As for films, Peters said newer titles would have their ads play at the beginning to preserve the cinematic experience Netflix is hoping to achieve. Older movies will be broken up by commercials, making the experience closer to what you might see on TNT or AMC. Other streamers, such as Peacock, have taken a similar approach.
“In the grand scheme of things, it’s a very pro-consumer and consumer-friendly approach to be able to offer the wide variety of entertainment that we have at a lower price for them, with the offset of this quite limited and, ideally, quite thoughtfully placed ads experience,” Peters said in a call with journalists describing the plans.
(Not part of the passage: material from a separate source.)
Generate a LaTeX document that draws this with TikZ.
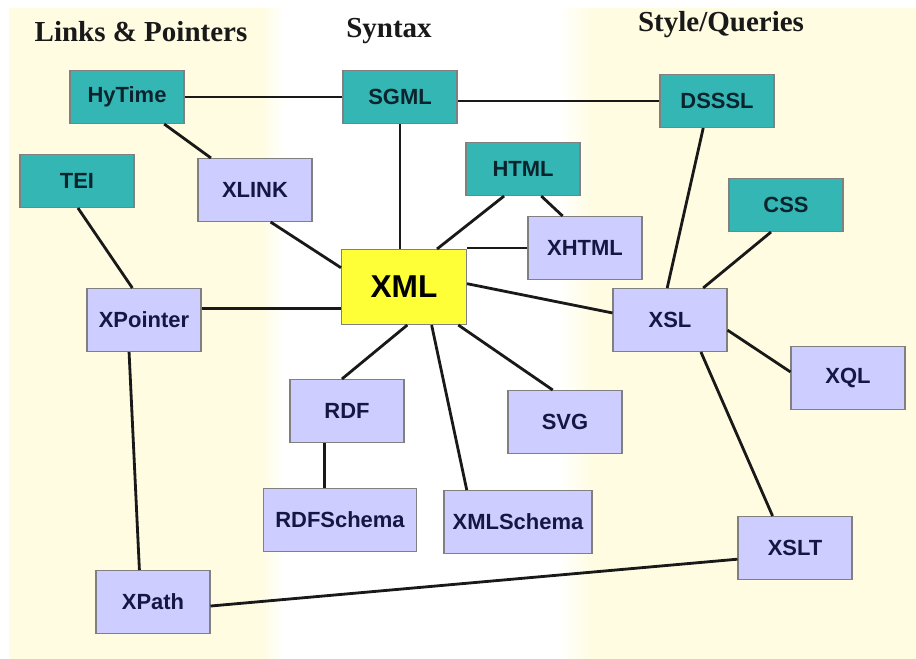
\documentclass[tikz,border=0pt]{standalone}
\usepackage{fontspec}
\setmainfont{Liberation Serif}
\setsansfont{Liberation Sans}
\definecolor{crema}{RGB}{255,252,226}
\definecolor{verdeazul}{RGB}{52,182,180}
\definecolor{lila}{RGB}{205,205,255}
\definecolor{amarillo}{RGB}{255,255,56}
\definecolor{tinta}{RGB}{22,22,66}
\definecolor{tintaverde}{RGB}{10,36,46}
\begin{document}
\begin{tikzpicture}[x=0.02cm,y=-0.02cm,
  caja/.style={draw=black!50,line width=0.6pt,font=\sffamily\bfseries\fontsize{12.5}{14}\selectfont,minimum width=2.28cm,minimum height=1.26cm,inner sep=1pt},
  viejo/.style={caja,fill=verdeazul,text=tintaverde,minimum height=1.06cm},
  nuevo/.style={caja,fill=lila,text=tinta},
  titulo/.style={font=\bfseries\fontsize{16.5}{19}\selectfont,text=black!90},
  enlace/.style={line width=1.6pt,black!90}]
  \useasboundingbox (0,0) rectangle (916,659);
  % fondo: tres columnas
  \fill[white] (0,0) rectangle (916,659);
  \fill[crema] (9,8) rectangle (262,659); \shade[left color=crema,right color=white] (262,8) rectangle (284,659);
  \shade[left color=white,right color=crema] (558,8) rectangle (592,659); \fill[crema] (592,8) rectangle (916,659);
  \node[titulo] (tLinks) at (141,32){Links \& Pointers};
  \node[titulo] (tSyntax) at (389,31){Syntax};
  \node[titulo] (tStyle) at (721,25){Style/Queries};
  % nodos
  \node[viejo] (HyTime) at (127,97){HyTime};
  \node[viejo] (SGML) at (400,97){SGML};
  \node[viejo] (DSSSL) at (717,101){DSSSL};
  \node[viejo] (TEI) at (77,181){TEI};
  \node[viejo] (HTML) at (523,169){HTML};
  \node[viejo] (CSS) at (786,205){CSS};
  \node[caja,fill=amarillo,text=black,font=\sffamily\bfseries\fontsize{18}{20}\selectfont,minimum width=2.5cm,minimum height=1.5cm] (XML) at (404,287){XML};
  \node[nuevo] (XLINK) at (255,190){XLINK};
  \node[nuevo] (XHTML) at (585,248){XHTML};
  \node[nuevo] (XPointer) at (144,320){XPointer};
  \node[nuevo] (XSL) at (670,320){XSL};
  \node[nuevo] (XQL) at (848,378){XQL};
  \node[nuevo] (RDF) at (347,411){RDF};
  \node[nuevo] (SVG) at (565,422){SVG};
  \node[nuevo,minimum width=3.06cm] (RDFSchema) at (340,520){RDFSchema};
  \node[nuevo,minimum width=2.96cm] (XMLSchema) at (518,522){XMLSchema};
  \node[nuevo] (XSLT) at (795,548){XSLT};
  \node[nuevo] (XPath) at (153,602){XPath};
  % enlaces
  \draw[enlace] (HyTime.east) -- (HyTime.east -| SGML.west); \draw[enlace] (DSSSL.west) -- (DSSSL.west -| SGML.east);
  \draw[enlace] (HyTime) -- (XLINK); \draw[enlace] (SGML.south) -- (SGML.south |- XML.north);
  \draw[enlace] (XLINK.296) -- (XML.163); \draw[enlace] (TEI.272) -- (XPointer.110);
  \draw[enlace] (XPointer.11) -- (XPointer.11 -| XML.west);
  \draw[enlace] (HTML.235) -- (XML.49); \draw[enlace] (HTML.304) -- (XHTML.125);
  \draw[enlace] (XHTML.west) -- (XHTML.west -| XML.east);
  \draw[enlace] (XML.3) -- (XSL.173); \draw[enlace] (DSSSL.243) -- (XSL.95); \draw[enlace] (CSS.241) -- (XSL.44);
  \draw[enlace] (XSL.350) -- (XQL.174); \draw[enlace] (XSL.314) -- (XSLT.125);
  \draw[enlace] (XSLT.191) -- (XPath.356); \draw[enlace] (XPointer.245) -- (XPath.113);
  \draw[enlace] (XML.275) -- (RDF.99); \draw[enlace] (RDF.235) -- (RDF.235 |- RDFSchema.north);
  \draw[enlace] (XML.306) -- (XMLSchema.148); \draw[enlace] (XML.325) -- (SVG.111);
\end{tikzpicture}
\end{document}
It’s easier said than done, of course, but if Netflix can make its retroactive ad placements relatively seamless, that, to this consumer, would count as an innovation in the streaming space. People have this idea about the streaming business that building a direct-to-consumer service is simple compared to the task of creating compelling movies and TV shows. Fair enough, perhaps. But I think some underestimate the importance of having an app that’s easy to navigate, looks appealing and works consistently. It’s not like producing “The Sandman,” but nor is it the easiest thing to accomplish.
User experience may seem like a small thing, and a boring one to talk about compared with discussing “Squid Game,” but it’s an important area where Netflix, with its Silicon Valley roots, has long enjoyed an edge over most competitors. The introduction of ads could test that advantage.
Stray thought: An interesting wrinkle is that Netflix has decided it won’t accept political advertising, which makes sense if it wants to maintain a happy user experience. Netflix has certainly been at the center of enough political firestorms. At the same time, Democrats ripped Hulu for refusing issue-based ads about abortion access and climate change, leading the service to change its policy. Will they have the same problem with Netflix’s stance, or was this objection reserved for Hulu and Disney?
Stuff we wrote
— Rules on how guns are used on sets are about to change after ‘Rust.’ From Anousha Sakoui: “An influential industrywide labor-management committee, composed of union and studio representatives, is weighing revisions to so-called safety bulletins that dictate how guns and ammunition should be handled in the entertainment industry.”
— Amazon is making good on its promise to bring younger viewers to the NFL. Nielsen data for the first four “Thursday Night Football” contests on the tech giant’s Prime Video streaming platform show they’re drawing a larger percentage of 18- to 34-year-olds than games shown on traditional TV, reports Stephen Battaglio.
— Warners workshop 180. Warner Bros. Discovery reversed a decision to close its television writers and directors workshops a day after the cuts were announced amid layoffs in TV operations. The company, which has been criticized for its diversity problems, will move the programs into its broader diversity, equity and inclusion arm and expand them across the rest of its content businesses. WBD is now saying this was the plan all along, which you can believe, or not.
Number of the week
A jury last week hit Infowars personality and conspiracy theorist Alex Jones with a verdict of nearly $1 billion for promoting lies about the deadly shooting at Sandy Hook Elementary. The cost of not spreading conspiracy theories: $0.
Best of the web
— Jeffrey Katzenberg is done with the media business. (Insider)
— Do late night talk shows have a future? (New York Times)
— The best streaming services for anime fans. (Vulture)
— Martin Scorsese thinks our box office obsession is ‘repulsive.’ (IndieWire)
— The improbable rise and fall of Siegfried & Roy. (the Atlantic)
— Meet Mallory Rubin, the nerd queen of TV recap culture. (NYT)
Los Angeles on-location film shoots jumped last week, exceeding the comparable seven days of 2021 by 8%, according to FilmLA data.
One positive outcome of Los Angeles’ ongoing racism and corruption scandal at City Hall: This local Chicano band’s love song to Oaxaca lit up TikTok.